Ad Hoc Reporting – Is It Worth the Effort?

businessreporting

We have an application which collects a lot of data and has reporting baked in to it. The first iteration was a Crystal Reports integration which worked nicely. Create the report in Crystal Report designer and then import the RPT file into the application. This worked nice but users needed the application to run a report and additionally users couldn't create a report. We added filters, sorters, and groupings so that RPT file was customizable, but they couldn't create one from scratch.

The second interation was a web based solution using SSRS, SSAS, and the report builder tool from Microsoft. This required some database work and some work to get the cubes up and running from the OLTP schema, but in the end, it was much easier to create rollup reports. However, we still have to create the reports using the report builder tool, publish then out, etc. We also added filters, sorters, and groupers to make it "customizable".

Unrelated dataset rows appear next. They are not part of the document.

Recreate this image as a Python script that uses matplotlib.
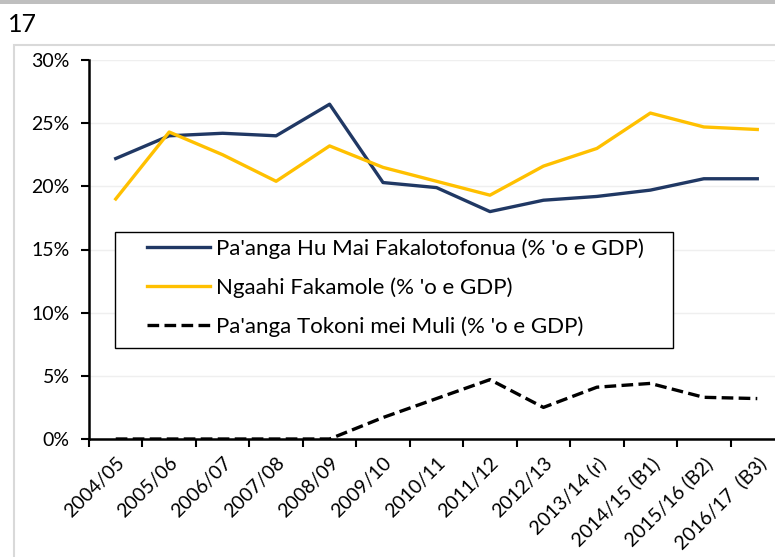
import matplotlib
matplotlib.use("Agg")
import matplotlib.pyplot as plt
from matplotlib.patches import Rectangle
import numpy as np

categories = ["2004/05", "2005/06", "2006/07", "2007/08", "2008/09", "2009/10",
              "2010/11", "2011/12", "2012/13", "2013/14 (r)", "2014/15 (B1)",
              "2015/16 (B2)", "2016/17  (B3)"]
remittances = [22.2, 24.0, 24.2, 24.0, 26.5, 20.3, 19.9, 18.0, 18.9, 19.2, 19.7, 20.6, 20.6]
imports = [19.0, 24.3, 22.5, 20.4, 23.2, 21.5, 20.4, 19.3, 21.6, 23.0, 25.8, 24.7, 24.5]
aid = [0.0, 0.0, 0.0, 0.0, 0.0, 1.7, 3.2, 4.7, 2.5, 4.1, 4.4, 3.3, 3.2]
labels = ["Pa'anga Hu Mai Fakalotofonua (% 'o e GDP)",
          "Ngaahi Fakamole (% 'o e GDP)",
          "Pa'anga Tokoni mei Muli (% 'o e GDP)"]

plt.rcParams['font.family'] = ['Lato', 'DejaVu Sans']

W, H = 775, 557
fig = plt.figure(figsize=(W/100, H/100), dpi=100)

# top gray bar and chart border
fig.patches.append(Rectangle((0, 1 - 4/H), 1, 4/H, transform=fig.transFigure,
                             facecolor="#bfbfbf", edgecolor="none"))
fig.patches.append(Rectangle((14/W, -0.1), 1, 1 - 45/H + 0.1, transform=fig.transFigure,
                             facecolor="none", edgecolor="#d9d9d9", linewidth=1.5))
fig.text(8/W, 1 - 25/H, "17", fontsize=18, va="center", ha="left")

left, right, top, bottom = 89, 784, 60, 439
ax = fig.add_axes([left/W, 1 - bottom/H, (right-left)/W, (bottom-top)/H])
ax.set_facecolor("none")

x = np.arange(len(categories))
ax.plot(x, remittances, color="#203864", lw=2.4, label=labels[0])
ax.plot(x, imports, color="#ffc000", lw=2.4, label=labels[1])
ax.plot(x, aid, color="black", lw=2.4, ls=(0, (3.5, 1.6)), label=labels[2])

ax.set_xlim(-0.5, len(categories) - 0.5)
ax.set_ylim(0, 30)
ax.set_yticks(np.arange(0, 31, 5))
ax.set_yticklabels([f"{v}%" for v in range(0, 31, 5)], fontsize=14)
ax.yaxis.grid(True, color="#efefef", lw=1)
ax.set_axisbelow(True)

ax.set_xticks(x)
ax.set_xticklabels(categories, rotation=45, ha="right", rotation_mode="anchor", fontsize=14)
ax.set_xticks(np.arange(-0.5, len(categories), 1), minor=True)
ax.tick_params(axis="x", which="major", length=0, pad=11)
ax.tick_params(axis="x", which="minor", length=6, width=1.5, direction="out")
ax.tick_params(axis="y", length=6, width=1.5, direction="out", pad=8)

for s in ["top", "right"]:
    ax.spines[s].set_visible(False)
for s in ["left", "bottom"]:
    ax.spines[s].set_linewidth(1.8)

# legend box (drawn as a frame in pixel positions) and legend entries
def px_to_ax(px, py):
    return (px - left) / (right - left), (bottom - py) / (bottom - top)

bx0, by0 = px_to_ax(115, 348)
bx1, by1 = px_to_ax(673, 232)
ax.add_patch(Rectangle((bx0, by0), bx1 - bx0, by1 - by0, transform=ax.transAxes,
                       facecolor="white", edgecolor="black", lw=1.0, zorder=5))
lx, ly = px_to_ax(143, 234)
leg = ax.legend(loc="upper left", bbox_to_anchor=(lx, ly),
                fontsize=16, frameon=False, handlelength=2.8,
                borderpad=0.2, labelspacing=0.82, handletextpad=0.3,
                borderaxespad=0)
leg.set_zorder(6)

fig.savefig("out.png", dpi=100)
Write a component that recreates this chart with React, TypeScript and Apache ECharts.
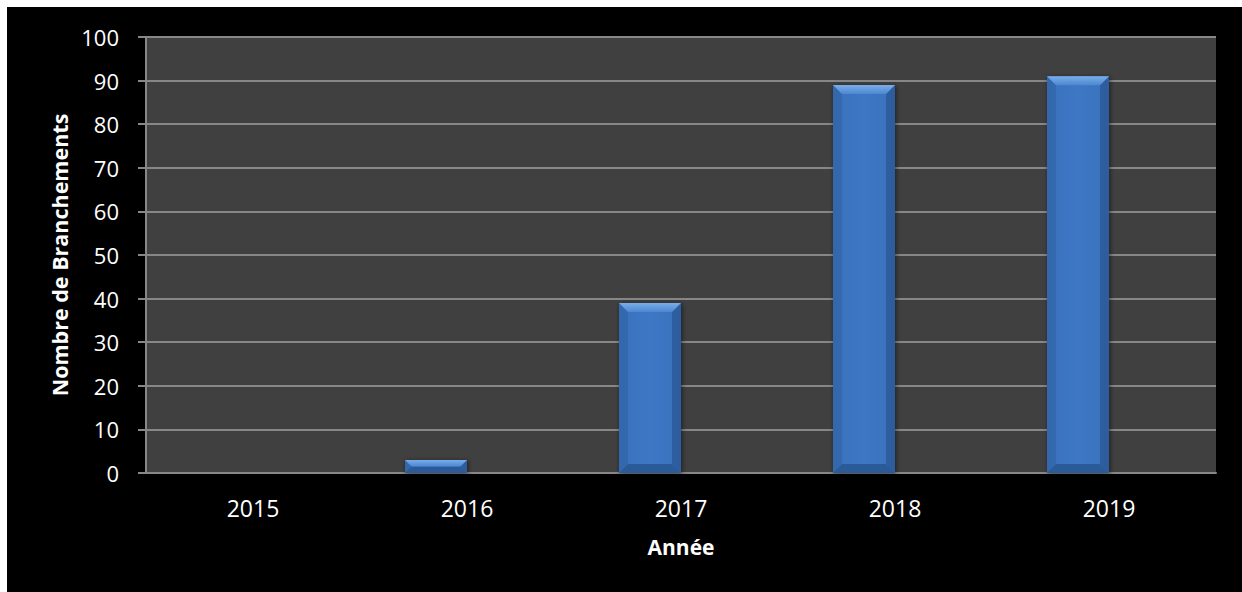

In both of these sceanarios we have about 30 to 50 out of the box reports created over time.

Now there is some discussion about adding ad hoc reports so that users can create a report from scratch on the fly. Now our data model is very complex and requires a good working knowledge of it to make sense of it. To do this at a minimum would require a good amount of work to get the data model into a schema that is "more reportable" and easier to understand. I don't think our application is suitable for ad hoc reporting (not worth the effort).

Has anyone had any success with providing ad hoc reporting? What tool set did you use? Did it have an impact on the success of your application?

Best Answer

There are some dangers with ad-hoc reporting.

  1. Reports tend to proliferate in the resulting combinatorial explosion.

  2. any report so-created has some built-in legitimacy because, well, it is a printed report, so the information must be valid.

  3. You might think that providing reports in this way reduces your burden for supporting people with new reports, but in fact it increases it.

  4. It's not just about giving people a reporting capability. It's also about document management: what is the retention and destroy policy for such documents? What are the filing and storage requirements?

For all of these reasons, I believe that, if a custom reporting tool is provided, it must be limited in scope; carefully structured so as not to produce excessive, unsubstantiated and unsupported artifacts; and backed up by a policy that clearly outlines what kind of reports can be generated dynamically, and what reports must be defined and produced formally.

In some cases, adding carefully chosen customization to existing reports (a small number of user-configurable parameters, for example) can reduce the need for a custom reporting tool. Also note that, if this is about performing research against an OLAP database, more reporting flexibility is needed than if you're reporting on an ordinary transactional system.